I have deleted the reoccurring downtime, and Nagios' performance is back to normal. So, does that config get stored in one of the MySQL databases? Have you heard of this issue before when reoccurring downtime is set up for ~680 hosts?
To your point - I am going to investigate getting this Splunk installation off of the Nagios server. I didn't like it from the beginning, and the integration said that's the way it must be done, but I don't believe it. Splunk should be able to connect and get what it needs without anything running on the server. I'll see where that takes me. In the meantime, as I said, any help is appreciated.
Generally when we see disk space filled up we also see crashed tables in /var/log/mysqld.log, that could be the problem, take a look in there and see if you see any crashed tables. That's usually the culprit of sudden onset slowness.

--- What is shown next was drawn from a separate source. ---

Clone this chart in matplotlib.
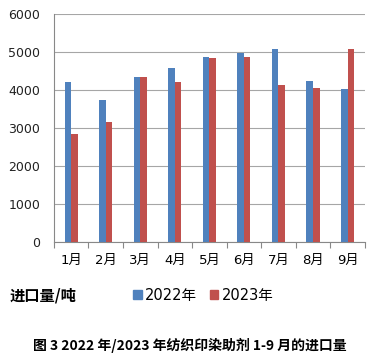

I ended up looking through that log this morning and found the events below. The events through 12/13 correspond with the server running out of space, and me cleaning it up and running the repair databases shell script. All was well after that on the server and in this log. The only thing that doesn't correspond with that outage is the 'lost+found' events. Those were happening up to this morning. I went ahead and ran the repair databases script again and it completed successfully. No events have been recorded in the log since the completion of that script.
151212 20:10:15 [Warning] Disk is full writing '/tmp/ST3pL5Kr' (Errcode: 28). Waiting for someone to free
space... (Expect up to 60 secs delay for server to continue after freeing disk space)
151212 20:10:15 [Warning] Retry in 60 secs. Message reprinted in 600 secs
151212 20:20:15 [Warning] Disk is full writing '/tmp/ST3pL5Kr' (Errcode: 28). Waiting for someone to free
space...151213 00:10:03 mysqld_safe Starting mysqld daemon with databases from /var/lib/mysql
151213 0:10:06 InnoDB: Initializing buffer pool, size = 8.0M
151213 0:10:06 InnoDB: Completed initialization of buffer pool
151213 0:10:10 InnoDB: Started; log sequence number 0 44233
151213 0:10:11 [Note] Event Scheduler: Loaded 0 events
151213 0:10:11 [Note] /usr/libexec/mysqld: ready for connections.
Version: '5.1.73' socket: '/var/lib/mysql/mysql.sock' port: 3306 Source distribution
151213 0:21:56 [ERROR] /usr/libexec/mysqld: Incorrect key file for table './nagios/nagios_logentries.MYI
'; try to repair it
151213 0:21:56 [ERROR] /usr/libexec/mysqld: Incorrect key file for table './nagios/nagios_logentries.MYI
'; try to repair it
151213 0:25:13 [ERROR] /usr/libexec/mysqld: Incorrect key file for table './nagios/nagios_logentries.MYI'; try to repair it
151213 7:00:03 [ERROR] Invalid (old?) table or database name 'lost+found'
151214 7:00:01 [ERROR] Invalid (old?) table or database name 'lost+found'
151215 7:00:01 [ERROR] Invalid (old?) table or database name 'lost+found'
151216 7:00:02 [ERROR] Invalid (old?) table or database name 'lost+found'
151216 10:08:18 [ERROR] Invalid (old?) table or database name 'lost+found'
151217 7:00:01 [ERROR] Invalid (old?) table or database name 'lost+found'
So, the log appears to be happy with the way MySQL is running, and Nagios certainly isn't showing any errors. However, the slowness is still present. Again this morning I deleted all scheduled downtime (in the Mass Acknowledge tool) and again it performed perfect after that. I still have my scheduled downtime configured (i never deleted those entries - just the downtime on the hosts). Over time, they re-populate and Nagios begins to slow down.
What else is involved with scheduling reoccurring downtime? Does it write that to a config or table?